__Short exercise__: Every line below is to be copied exactly, with the pictures left out.
start Supplied material
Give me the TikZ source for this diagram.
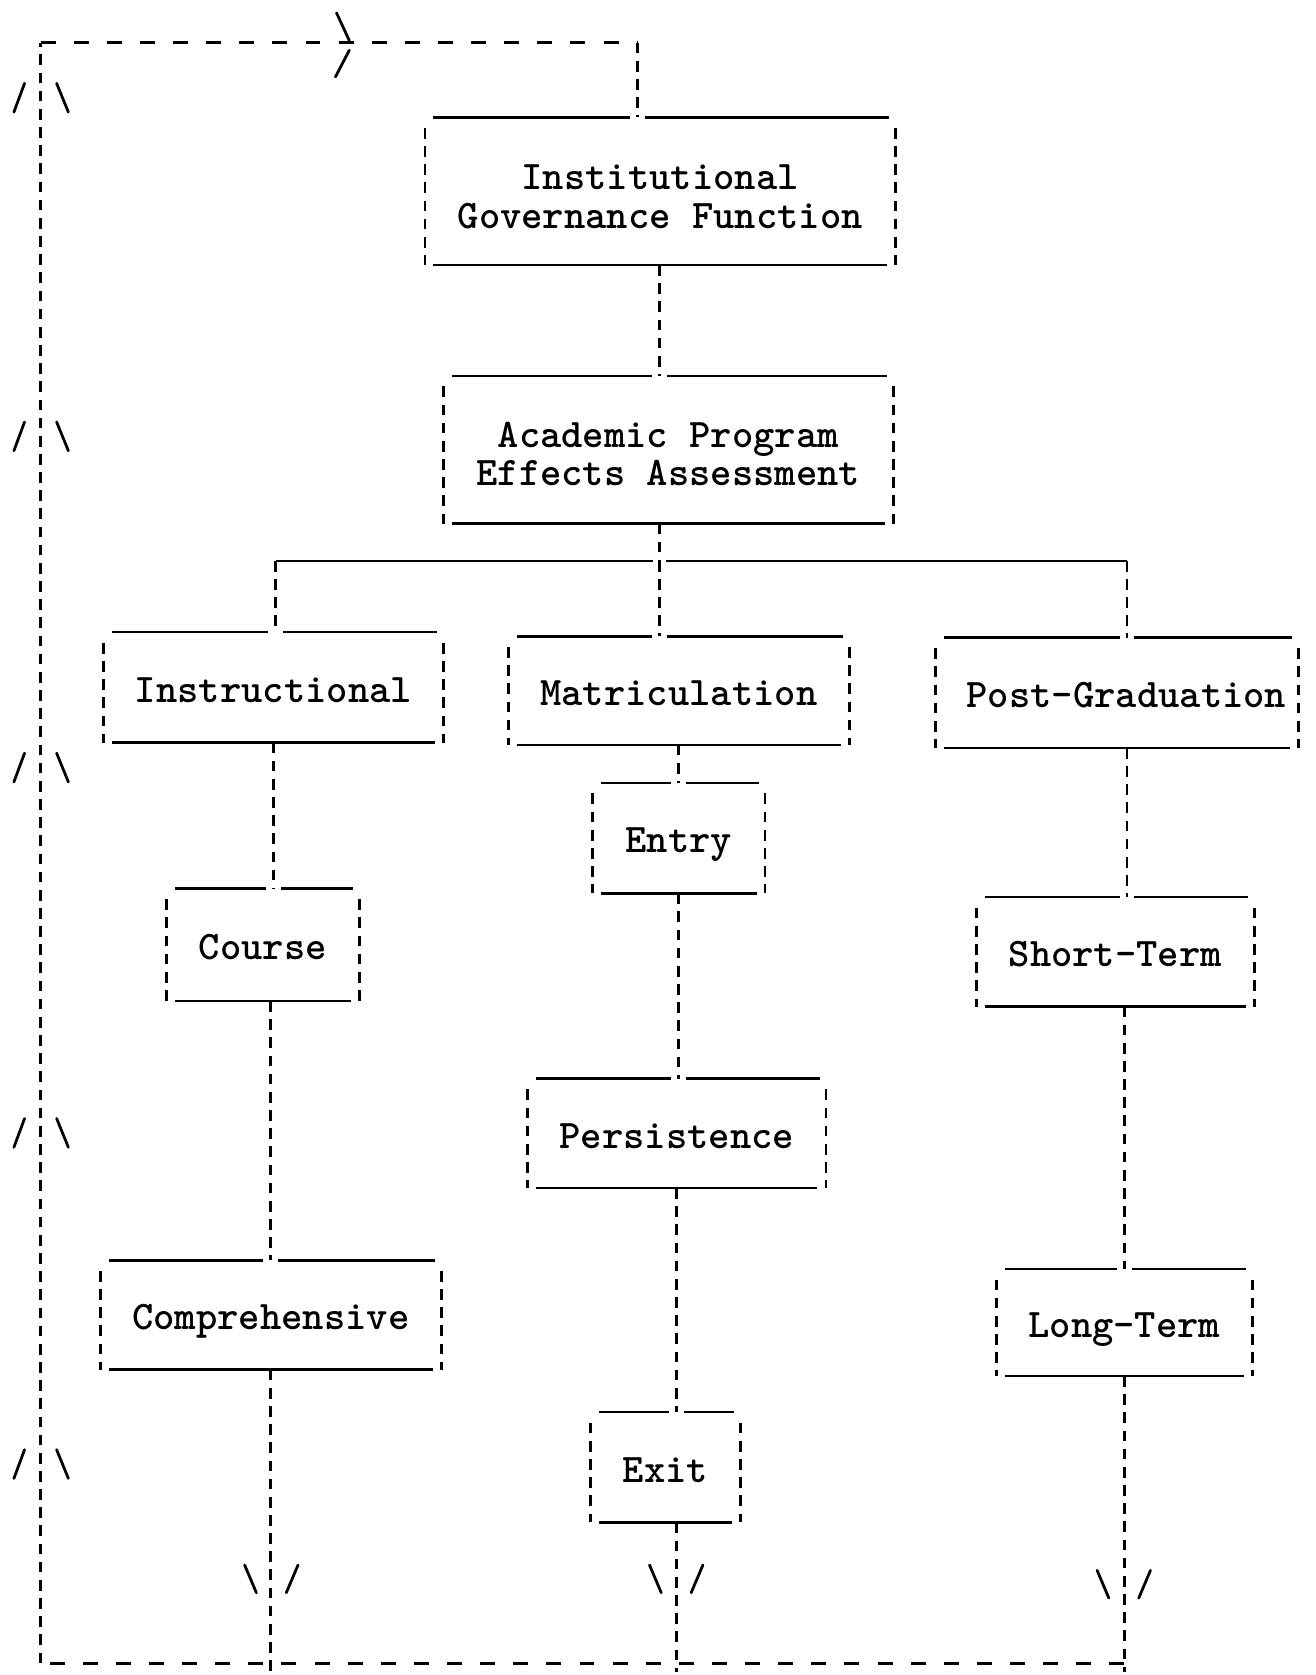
\documentclass[tikz,border=0pt]{standalone}
\usepackage{fontspec}
\newcommand\tbx[2]{%
  \coordinate (gap) at (#2,0);
  \draw[side] ([yshift=-10pt]#1.north west) -- (#1.south west);
  \draw[side] ([yshift=-10pt]#1.north east) -- (#1.south east);
  \draw[rule] ([xshift=8pt]#1.north west) -- ([xshift=-7pt]gap |- #1.north);
  \draw[rule] ([xshift=7pt]gap |- #1.north) -- ([xshift=-6pt]#1.north east);
  \draw[rule] ([xshift=8pt]#1.south west) -- ([xshift=-8pt]#1.south east);
}
\begin{document}
\begin{tikzpicture}[x=1pt,y=-1pt,
  every node/.style={font=\ttfamily\bfseries\fontsize{38}{36}\selectfont},
  bx/.style={draw=none, inner sep=0pt, align=center},
  one/.style={bx, text height=28pt, text depth=0pt},
  side/.style={line width=2.6pt, dash pattern=on 10pt off 7pt},
  rule/.style={line width=2.4pt},
  conn/.style={line width=2.6pt, dash pattern=on 10pt off 7pt},
  hconn/.style={line width=2.6pt, dash pattern=on 14pt off 17pt},
  tick/.style={line width=2.6pt, line cap=round}]
\useasboundingbox (0,0) rectangle (1231,1568);

% boxes
\node[bx, minimum width=440pt, minimum height=138pt] (gov) at (618,179) {\rule{0pt}{34pt}Institutional\\Governance Function};
\node[bx, minimum width=421pt, minimum height=138pt] (ape) at (625.5,421) {\rule{0pt}{32pt}Academic Program\\Effects Assessment};
\node[one, minimum width=318pt, minimum height=103pt] (ins) at (256,643.5) {Instructional};
\node[one, minimum width=319pt, minimum height=101pt] (mat) at (635.5,646.5) {Matriculation};
\node[one, minimum width=339pt, minimum height=103pt] (pg) at (1045.5,648.5) {\hspace*{18pt}Post-Graduation};
\node[one, minimum width=180pt, minimum height=105pt] (course) at (246,884.5) {Course};
\node[one, minimum width=319pt, minimum height=102pt] (comp) at (253.5,1231) {Comprehensive};
\node[one, minimum width=161pt, minimum height=103pt] (entry) at (635.5,784.5) {Entry};
\node[one, minimum width=279pt, minimum height=102pt] (pers) at (633.5,1061) {Persistence};
\node[one, minimum width=140pt, minimum height=103pt] (exit) at (623,1373.5) {Exit};
\node[one, minimum width=260pt, minimum height=102pt] (st) at (1044,891) {Short-Term};
\node[one, minimum width=239pt, minimum height=100pt] (lt) at (1052.5,1238) {Long-Term};

\tbx{gov}{597}
\tbx{ape}{617}
\tbx{ins}{258}
\tbx{mat}{617}
\tbx{pg}{1055}
\tbx{course}{256}
\tbx{comp}{253.5}
\tbx{entry}{635.5}
\tbx{pers}{635.5}
\tbx{exit}{633.5}
\tbx{st}{1055}
\tbx{lt}{1052.5}

% coordinates
\coordinate (bar) at (617,525);
\coordinate (barL) at (258,525);
\coordinate (barR) at (1055,525);
\coordinate (bot) at (0,1565);
\coordinate (fbBL) at (38,1557);
\coordinate (fbTL) at (38,40);
\coordinate (fbTR) at (597,40);

% connectors
\draw[conn] ([xshift=-1pt]gov.south) -- ([xshift=-8.5pt]ape.north);
\draw[conn] ([xshift=-8.5pt]ape.south) -- (bar);
\draw[rule] (barL) -- ([xshift=-6pt]bar);
\draw[rule] ([xshift=6pt]bar) -- (barR);
\draw[conn] (barL) -- (barL |- ins.north);
\draw[conn] (bar) -- (bar |- mat.north);
\draw[conn] (barR) -- (barR |- pg.north);

\draw[conn] (ins.south) -- (ins.south |- course.north);
\draw[conn] (comp.north |- course.south) -- (comp.north);
\draw[conn] (comp.south) -- (comp.south |- bot);

\draw[conn] (entry.north |- mat.south) -- (entry.north);
\draw[conn] (entry.south) -- (entry.south |- pers.north);
\draw[conn] (pers.south) -- (pers.south |- exit.north);
\draw[conn] (pers.south |- exit.south) -- (pers.south |- bot);

\draw[conn] (barR |- pg.south) -- (barR |- st.north);
\draw[conn] (lt.north |- st.south) -- (lt.north);
\draw[conn] (lt.south) -- (lt.south |- bot);

% feedback loop
\draw[hconn] (lt.south |- fbBL) -- (fbBL);
\draw[conn] (fbBL) -- (fbTL);
\draw[hconn] (fbTL) -- (fbTR);
\draw[conn] (fbTR) -- (fbTR |- gov.north);

% arrow marks
\foreach \yc in {91,408,718,1060,1370}{
  \draw[tick] (13,\yc+14) -- (23,\yc-13);
  \draw[tick] (53,\yc-13) -- (64,\yc+14);
}
\foreach \cx/\yt in {254/1465,633/1465,1052/1470}{
  \draw[tick] (\cx-25,\yt) -- (\cx-14,\yt+26);
  \draw[tick] (\cx+25,\yt) -- (\cx+14,\yt+26);
}
\draw[tick] (315,12) -- (327,38);
\draw[tick] (327,47) -- (314,72);
\end{tikzpicture}
\end{document}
end Supplied material
__Expected output__:
Give me the TikZ source for this diagram.
\documentclass[tikz,border=0pt]{standalone}
\usepackage{fontspec}
\newcommand\tbx[2]{%
  \coordinate (gap) at (#2,0);
  \draw[side] ([yshift=-10pt]#1.north west) -- (#1.south west);
  \draw[side] ([yshift=-10pt]#1.north east) -- (#1.south east);
  \draw[rule] ([xshift=8pt]#1.north west) -- ([xshift=-7pt]gap |- #1.north);
  \draw[rule] ([xshift=7pt]gap |- #1.north) -- ([xshift=-6pt]#1.north east);
  \draw[rule] ([xshift=8pt]#1.south west) -- ([xshift=-8pt]#1.south east);
}
\begin{document}
\begin{tikzpicture}[x=1pt,y=-1pt,
  every node/.style={font=\ttfamily\bfseries\fontsize{38}{36}\selectfont},
  bx/.style={draw=none, inner sep=0pt, align=center},
  one/.style={bx, text height=28pt, text depth=0pt},
  side/.style={line width=2.6pt, dash pattern=on 10pt off 7pt},
  rule/.style={line width=2.4pt},
  conn/.style={line width=2.6pt, dash pattern=on 10pt off 7pt},
  hconn/.style={line width=2.6pt, dash pattern=on 14pt off 17pt},
  tick/.style={line width=2.6pt, line cap=round}]
\useasboundingbox (0,0) rectangle (1231,1568);

% boxes
\node[bx, minimum width=440pt, minimum height=138pt] (gov) at (618,179) {\rule{0pt}{34pt}Institutional\\Governance Function};
\node[bx, minimum width=421pt, minimum height=138pt] (ape) at (625.5,421) {\rule{0pt}{32pt}Academic Program\\Effects Assessment};
\node[one, minimum width=318pt, minimum height=103pt] (ins) at (256,643.5) {Instructional};
\node[one, minimum width=319pt, minimum height=101pt] (mat) at (635.5,646.5) {Matriculation};
\node[one, minimum width=339pt, minimum height=103pt] (pg) at (1045.5,648.5) {\hspace*{18pt}Post-Graduation};
\node[one, minimum width=180pt, minimum height=105pt] (course) at (246,884.5) {Course};
\node[one, minimum width=319pt, minimum height=102pt] (comp) at (253.5,1231) {Comprehensive};
\node[one, minimum width=161pt, minimum height=103pt] (entry) at (635.5,784.5) {Entry};
\node[one, minimum width=279pt, minimum height=102pt] (pers) at (633.5,1061) {Persistence};
\node[one, minimum width=140pt, minimum height=103pt] (exit) at (623,1373.5) {Exit};
\node[one, minimum width=260pt, minimum height=102pt] (st) at (1044,891) {Short-Term};
\node[one, minimum width=239pt, minimum height=100pt] (lt) at (1052.5,1238) {Long-Term};

\tbx{gov}{597}
\tbx{ape}{617}
\tbx{ins}{258}
\tbx{mat}{617}
\tbx{pg}{1055}
\tbx{course}{256}
\tbx{comp}{253.5}
\tbx{entry}{635.5}
\tbx{pers}{635.5}
\tbx{exit}{633.5}
\tbx{st}{1055}
\tbx{lt}{1052.5}

% coordinates
\coordinate (bar) at (617,525);
\coordinate (barL) at (258,525);
\coordinate (barR) at (1055,525);
\coordinate (bot) at (0,1565);
\coordinate (fbBL) at (38,1557);
\coordinate (fbTL) at (38,40);
\coordinate (fbTR) at (597,40);

% connectors
\draw[conn] ([xshift=-1pt]gov.south) -- ([xshift=-8.5pt]ape.north);
\draw[conn] ([xshift=-8.5pt]ape.south) -- (bar);
\draw[rule] (barL) -- ([xshift=-6pt]bar);
\draw[rule] ([xshift=6pt]bar) -- (barR);
\draw[conn] (barL) -- (barL |- ins.north);
\draw[conn] (bar) -- (bar |- mat.north);
\draw[conn] (barR) -- (barR |- pg.north);

\draw[conn] (ins.south) -- (ins.south |- course.north);
\draw[conn] (comp.north |- course.south) -- (comp.north);
\draw[conn] (comp.south) -- (comp.south |- bot);

\draw[conn] (entry.north |- mat.south) -- (entry.north);
\draw[conn] (entry.south) -- (entry.south |- pers.north);
\draw[conn] (pers.south) -- (pers.south |- exit.north);
\draw[conn] (pers.south |- exit.south) -- (pers.south |- bot);

\draw[conn] (barR |- pg.south) -- (barR |- st.north);
\draw[conn] (lt.north |- st.south) -- (lt.north);
\draw[conn] (lt.south) -- (lt.south |- bot);

% feedback loop
\draw[hconn] (lt.south |- fbBL) -- (fbBL);
\draw[conn] (fbBL) -- (fbTL);
\draw[hconn] (fbTL) -- (fbTR);
\draw[conn] (fbTR) -- (fbTR |- gov.north);

% arrow marks
\foreach \yc in {91,408,718,1060,1370}{
  \draw[tick] (13,\yc+14) -- (23,\yc-13);
  \draw[tick] (53,\yc-13) -- (64,\yc+14);
}
\foreach \cx/\yt in {254/1465,633/1465,1052/1470}{
  \draw[tick] (\cx-25,\yt) -- (\cx-14,\yt+26);
  \draw[tick] (\cx+25,\yt) -- (\cx+14,\yt+26);
}
\draw[tick] (315,12) -- (327,38);
\draw[tick] (327,47) -- (314,72);
\end{tikzpicture}
\end{document}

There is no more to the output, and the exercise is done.